**PROBLEM TO WORK ON**
Copy all lines in which the word "that" can be found.

-- START AVAILABLE DATA --

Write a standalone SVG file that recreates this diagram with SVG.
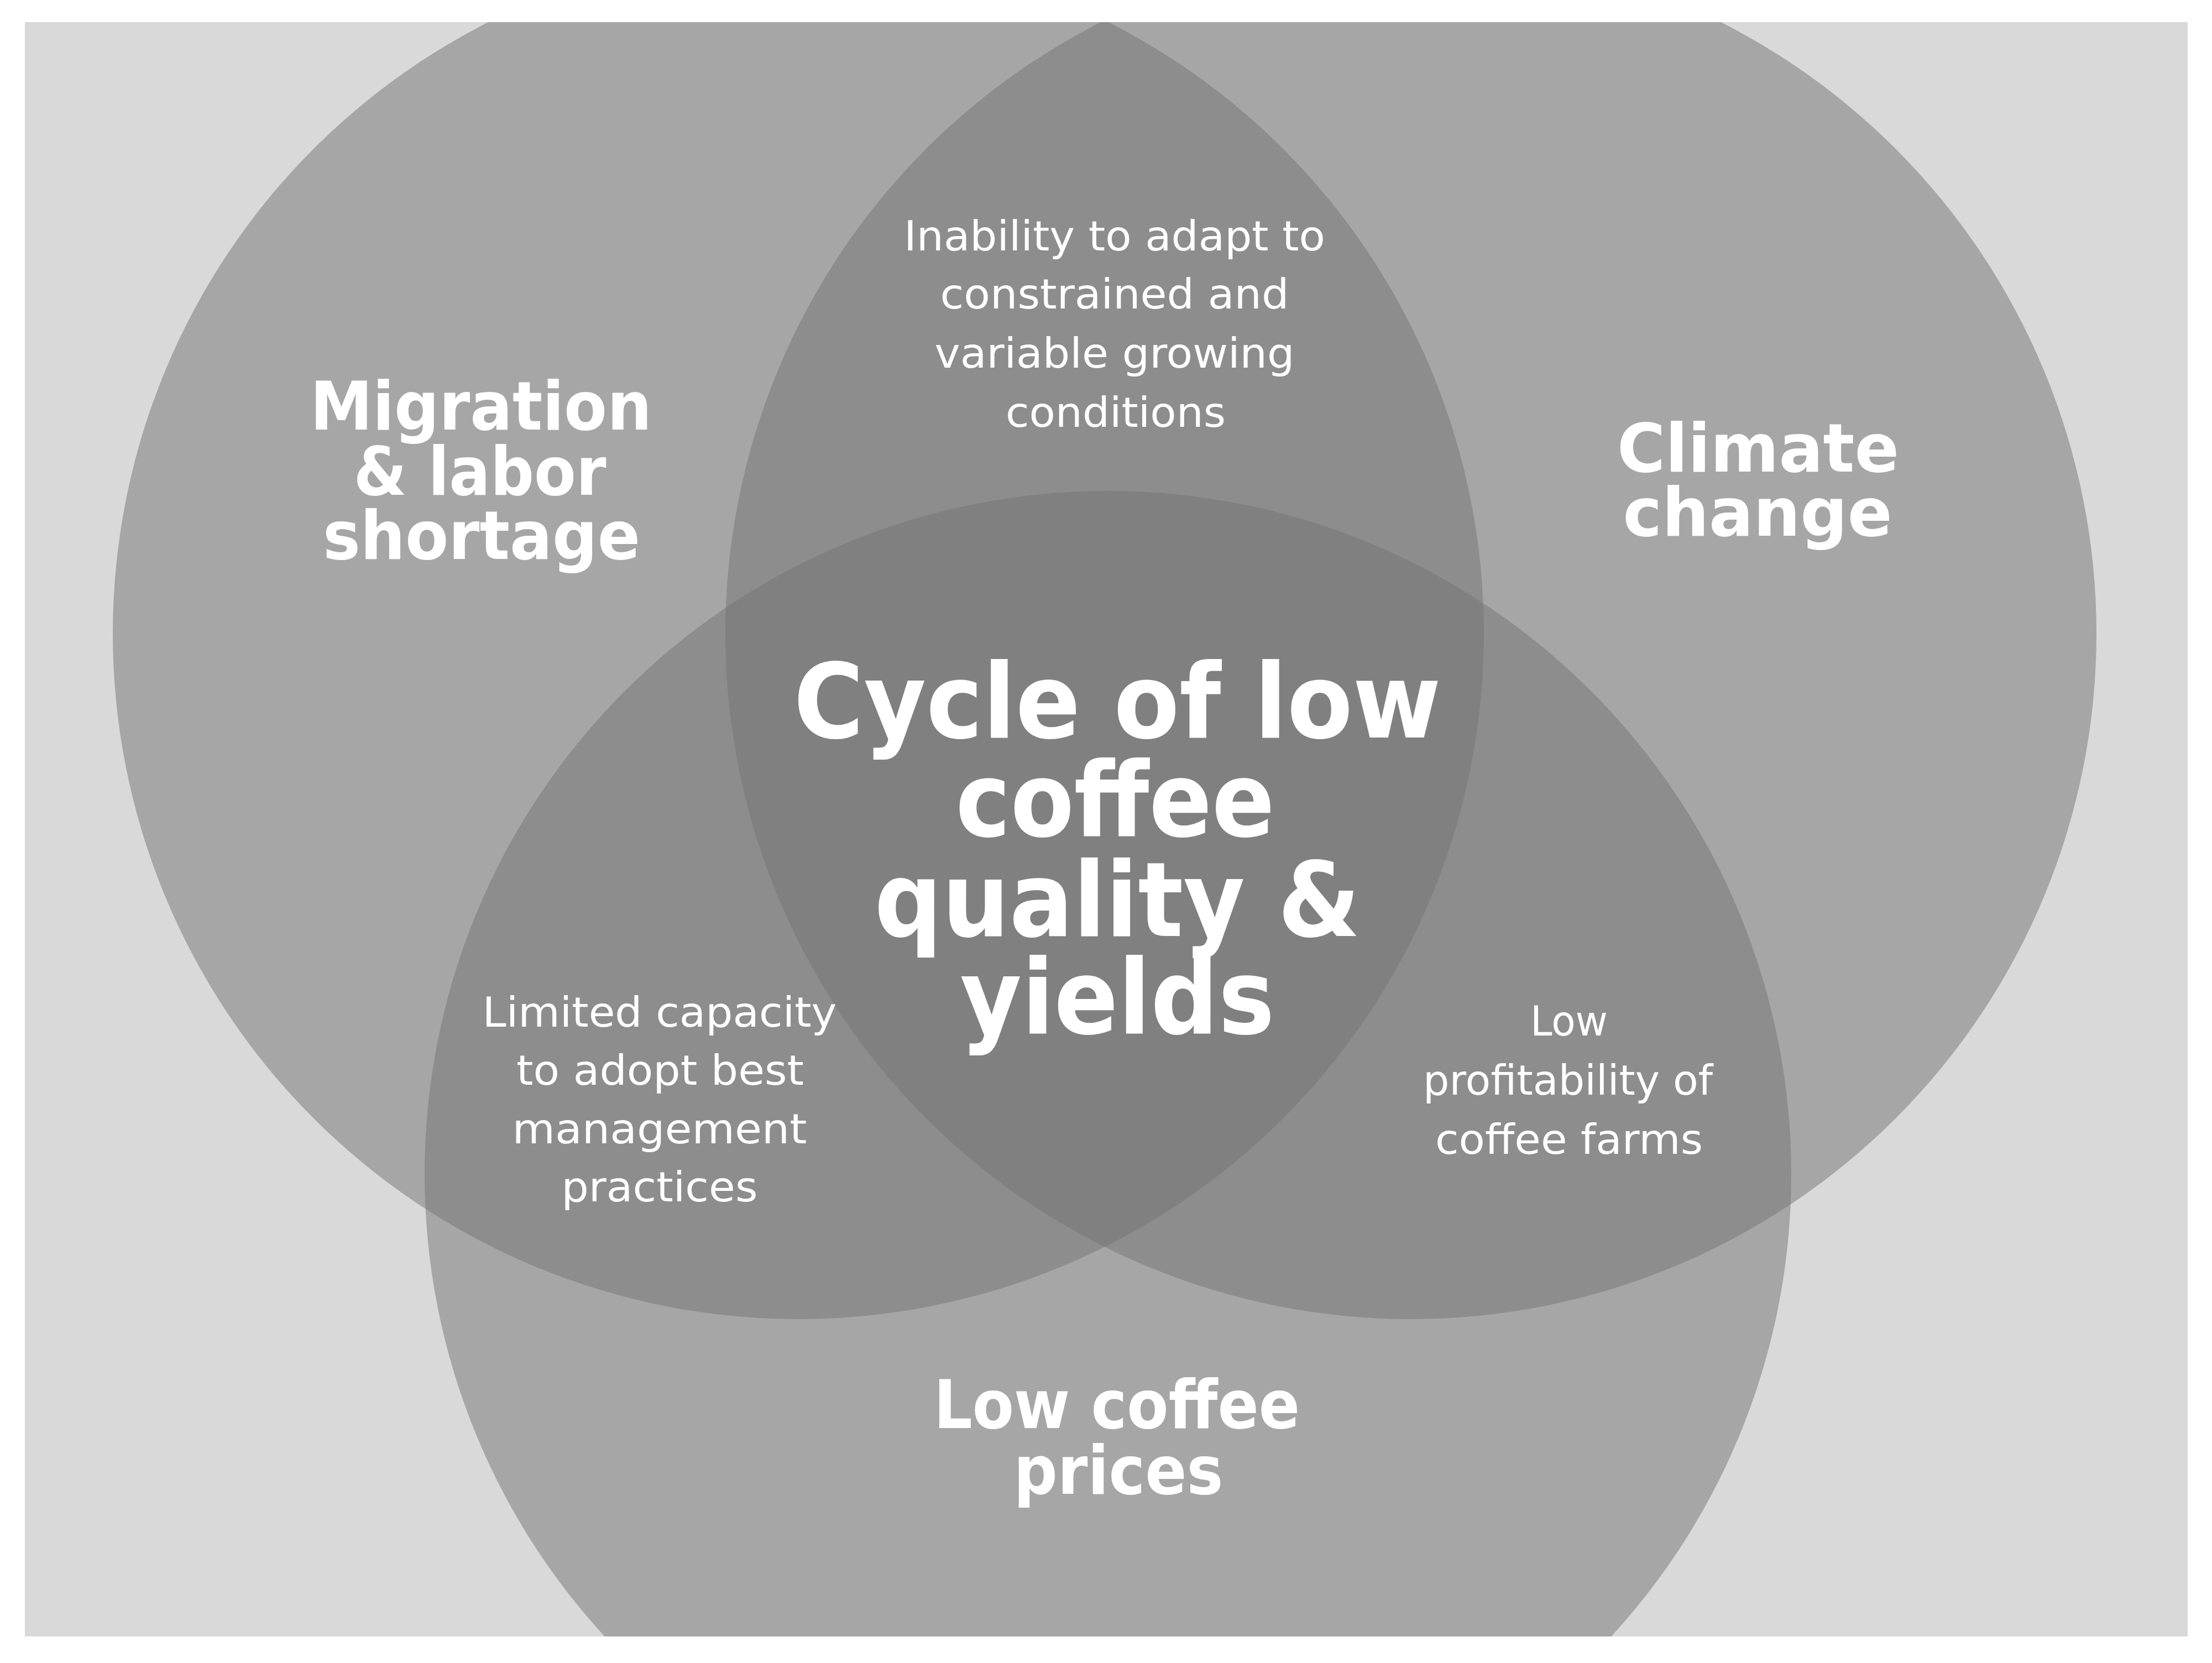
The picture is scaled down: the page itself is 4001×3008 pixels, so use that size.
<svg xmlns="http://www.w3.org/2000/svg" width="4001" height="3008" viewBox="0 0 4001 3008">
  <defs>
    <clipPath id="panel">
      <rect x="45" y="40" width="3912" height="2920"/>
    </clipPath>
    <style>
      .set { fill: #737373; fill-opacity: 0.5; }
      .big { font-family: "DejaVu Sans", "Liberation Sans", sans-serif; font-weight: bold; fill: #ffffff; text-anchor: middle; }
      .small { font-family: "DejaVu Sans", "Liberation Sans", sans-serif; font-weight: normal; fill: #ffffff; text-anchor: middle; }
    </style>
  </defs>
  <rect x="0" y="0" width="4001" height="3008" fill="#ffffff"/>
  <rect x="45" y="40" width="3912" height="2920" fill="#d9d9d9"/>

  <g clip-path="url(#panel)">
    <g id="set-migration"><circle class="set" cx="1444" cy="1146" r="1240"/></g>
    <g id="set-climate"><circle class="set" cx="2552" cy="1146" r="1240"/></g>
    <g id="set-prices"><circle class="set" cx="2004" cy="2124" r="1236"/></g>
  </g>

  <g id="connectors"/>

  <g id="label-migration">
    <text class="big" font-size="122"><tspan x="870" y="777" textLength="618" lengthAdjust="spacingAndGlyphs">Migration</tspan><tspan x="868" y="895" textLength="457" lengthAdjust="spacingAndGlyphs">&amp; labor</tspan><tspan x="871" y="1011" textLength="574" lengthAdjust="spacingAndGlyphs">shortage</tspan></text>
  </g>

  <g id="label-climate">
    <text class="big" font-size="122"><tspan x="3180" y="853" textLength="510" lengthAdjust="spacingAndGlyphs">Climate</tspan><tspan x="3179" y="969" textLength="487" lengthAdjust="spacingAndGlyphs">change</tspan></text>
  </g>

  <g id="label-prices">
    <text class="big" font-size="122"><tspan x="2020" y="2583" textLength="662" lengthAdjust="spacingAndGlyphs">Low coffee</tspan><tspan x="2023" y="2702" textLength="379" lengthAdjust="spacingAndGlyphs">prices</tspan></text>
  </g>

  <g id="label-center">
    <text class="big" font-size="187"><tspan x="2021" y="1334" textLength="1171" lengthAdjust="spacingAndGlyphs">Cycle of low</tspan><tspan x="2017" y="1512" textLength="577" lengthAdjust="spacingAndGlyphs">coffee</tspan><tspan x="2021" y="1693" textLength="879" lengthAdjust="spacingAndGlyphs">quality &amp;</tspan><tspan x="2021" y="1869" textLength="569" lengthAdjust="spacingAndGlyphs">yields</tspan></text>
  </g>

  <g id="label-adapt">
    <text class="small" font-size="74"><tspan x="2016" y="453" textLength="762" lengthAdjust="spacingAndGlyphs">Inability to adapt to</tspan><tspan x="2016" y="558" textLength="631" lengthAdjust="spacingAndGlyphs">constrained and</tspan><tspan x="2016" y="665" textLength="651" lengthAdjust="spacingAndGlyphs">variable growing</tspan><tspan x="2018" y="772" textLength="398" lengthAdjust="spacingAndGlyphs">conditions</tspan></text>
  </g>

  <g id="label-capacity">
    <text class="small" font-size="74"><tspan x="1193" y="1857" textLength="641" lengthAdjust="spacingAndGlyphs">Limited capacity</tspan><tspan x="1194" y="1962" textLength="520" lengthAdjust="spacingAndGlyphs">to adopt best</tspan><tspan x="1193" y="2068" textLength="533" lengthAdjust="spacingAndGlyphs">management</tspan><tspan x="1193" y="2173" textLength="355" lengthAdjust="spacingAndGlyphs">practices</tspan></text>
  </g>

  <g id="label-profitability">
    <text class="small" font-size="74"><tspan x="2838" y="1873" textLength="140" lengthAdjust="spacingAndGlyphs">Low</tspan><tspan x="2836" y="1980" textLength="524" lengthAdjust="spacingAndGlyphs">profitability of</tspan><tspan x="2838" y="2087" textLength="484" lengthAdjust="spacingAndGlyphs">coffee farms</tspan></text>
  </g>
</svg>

-- END AVAILABLE DATA --

**RESULT OF THE TASK**
Write a standalone SVG file that recreates this diagram with SVG.
The picture is scaled down: the page itself is 4001×3008 pixels, so use that size.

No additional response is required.